### DIRECTIONS FOR THIS TASK:
Output all the data exactly. Pictures do not belong in the copy.

---------- DATA EXTRACT ----------

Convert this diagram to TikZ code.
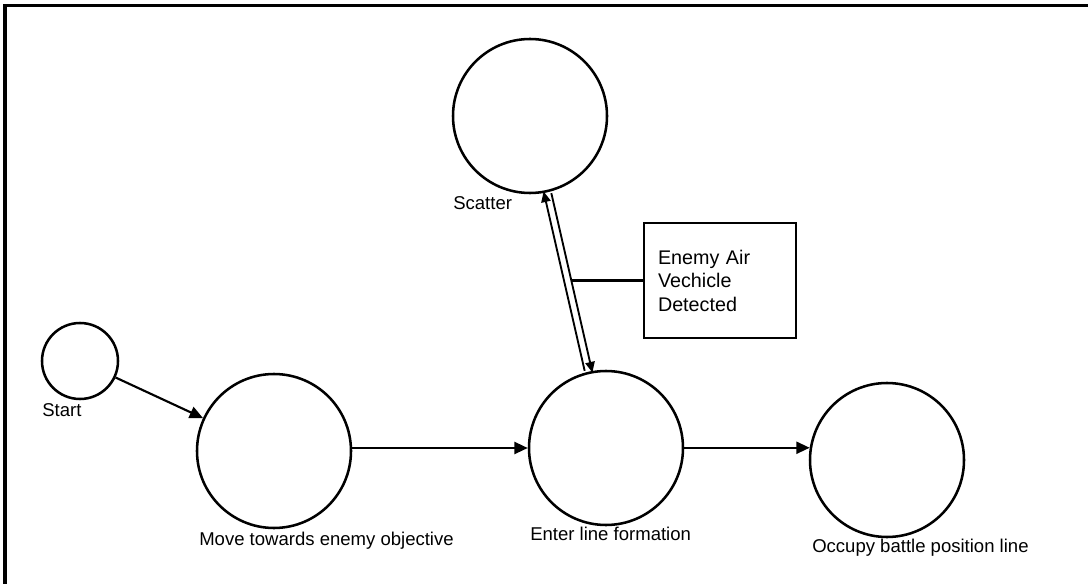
\documentclass[tikz,border=0pt]{standalone}
\usepackage{fontspec}
\setmainfont{Liberation Sans}
\usetikzlibrary{arrows.meta,calc}
\begin{document}
\begin{tikzpicture}[x=0.75pt,y=-0.75pt,
  state/.style={circle,draw,line width=1.9pt,inner sep=0pt,minimum size=115.5pt},
  small/.style={circle,draw,line width=1.9pt,inner sep=0pt,minimum size=57pt},
  lbl/.style={anchor=west,inner sep=0pt,font=\fontsize{13.9}{16}\selectfont},
  arr/.style={line width=1.6pt,-{Triangle[length=10pt,width=9pt]}},
  darr/.style={line width=1.4pt,-{Triangle[length=8pt,width=7pt]}},
  frame/.style={line width=2.6pt}]
\useasboundingbox (0,0) rectangle (1088,584);
\draw[frame] (5,584) -- (5,5.5) -- (1088,5.5);

\node[small] (start) at (80,361) {};
\node[state] (move) at (274,451) {};
\node[state] (enter) at (606,448) {};
\node[state] (occupy) at (887,460) {};
\node[state] (scatter) at (530,116) {};

\node[lbl] (startl) at (42,410) {Start};
\node[lbl] (scatterl) at (453,203) {Scatter};
\node[lbl] (movel) at (199,541) {Move towards enemy objective};
\node[lbl] (enterl) at (530,534) {Enter line formation};
\node[lbl] (occupyl) at (812,548) {Occupy battle position line};

\node[draw,line width=1.6pt,rectangle,minimum width=114pt,minimum height=86pt,
  inner xsep=10.5pt,text width=93pt,align=left,
  font=\fontsize{14.8}{17.6}\selectfont] (box) at (720,280.5)
  {Enemy Air\\Vechicle\\Detected};

\draw[arr] (start) -- (move);
\draw[arr] (move.east |- enter.west) -- (enter.west);
\draw[arr] (enter.east |- occupy.171) -- (occupy.171);

\draw[darr,transform canvas={shift={(-2.9pt,0.65pt)}}] (enter) -- (scatter);
\draw[darr,transform canvas={shift={(2.9pt,-0.65pt)}}] (scatter) -- (enter);

\coordinate (tap) at (571,282);
\draw[line width=1.6pt] (box.west) -- (box.west -| tap);
\end{tikzpicture}
\end{document}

----------

### RESPONSE TO THE TASK:
Convert this diagram to TikZ code.
\documentclass[tikz,border=0pt]{standalone}
\usepackage{fontspec}
\setmainfont{Liberation Sans}
\usetikzlibrary{arrows.meta,calc}
\begin{document}
\begin{tikzpicture}[x=0.75pt,y=-0.75pt,
  state/.style={circle,draw,line width=1.9pt,inner sep=0pt,minimum size=115.5pt},
  small/.style={circle,draw,line width=1.9pt,inner sep=0pt,minimum size=57pt},
  lbl/.style={anchor=west,inner sep=0pt,font=\fontsize{13.9}{16}\selectfont},
  arr/.style={line width=1.6pt,-{Triangle[length=10pt,width=9pt]}},
  darr/.style={line width=1.4pt,-{Triangle[length=8pt,width=7pt]}},
  frame/.style={line width=2.6pt}]
\useasboundingbox (0,0) rectangle (1088,584);
\draw[frame] (5,584) -- (5,5.5) -- (1088,5.5);

\node[small] (start) at (80,361) {};
\node[state] (move) at (274,451) {};
\node[state] (enter) at (606,448) {};
\node[state] (occupy) at (887,460) {};
\node[state] (scatter) at (530,116) {};

\node[lbl] (startl) at (42,410) {Start};
\node[lbl] (scatterl) at (453,203) {Scatter};
\node[lbl] (movel) at (199,541) {Move towards enemy objective};
\node[lbl] (enterl) at (530,534) {Enter line formation};
\node[lbl] (occupyl) at (812,548) {Occupy battle position line};

\node[draw,line width=1.6pt,rectangle,minimum width=114pt,minimum height=86pt,
  inner xsep=10.5pt,text width=93pt,align=left,
  font=\fontsize{14.8}{17.6}\selectfont] (box) at (720,280.5)
  {Enemy Air\\Vechicle\\Detected};

\draw[arr] (start) -- (move);
\draw[arr] (move.east |- enter.west) -- (enter.west);
\draw[arr] (enter.east |- occupy.171) -- (occupy.171);

\draw[darr,transform canvas={shift={(-2.9pt,0.65pt)}}] (enter) -- (scatter);
\draw[darr,transform canvas={shift={(2.9pt,-0.65pt)}}] (scatter) -- (enter);

\coordinate (tap) at (571,282);
\draw[line width=1.6pt] (box.west) -- (box.west -| tap);
\end{tikzpicture}
\end{document}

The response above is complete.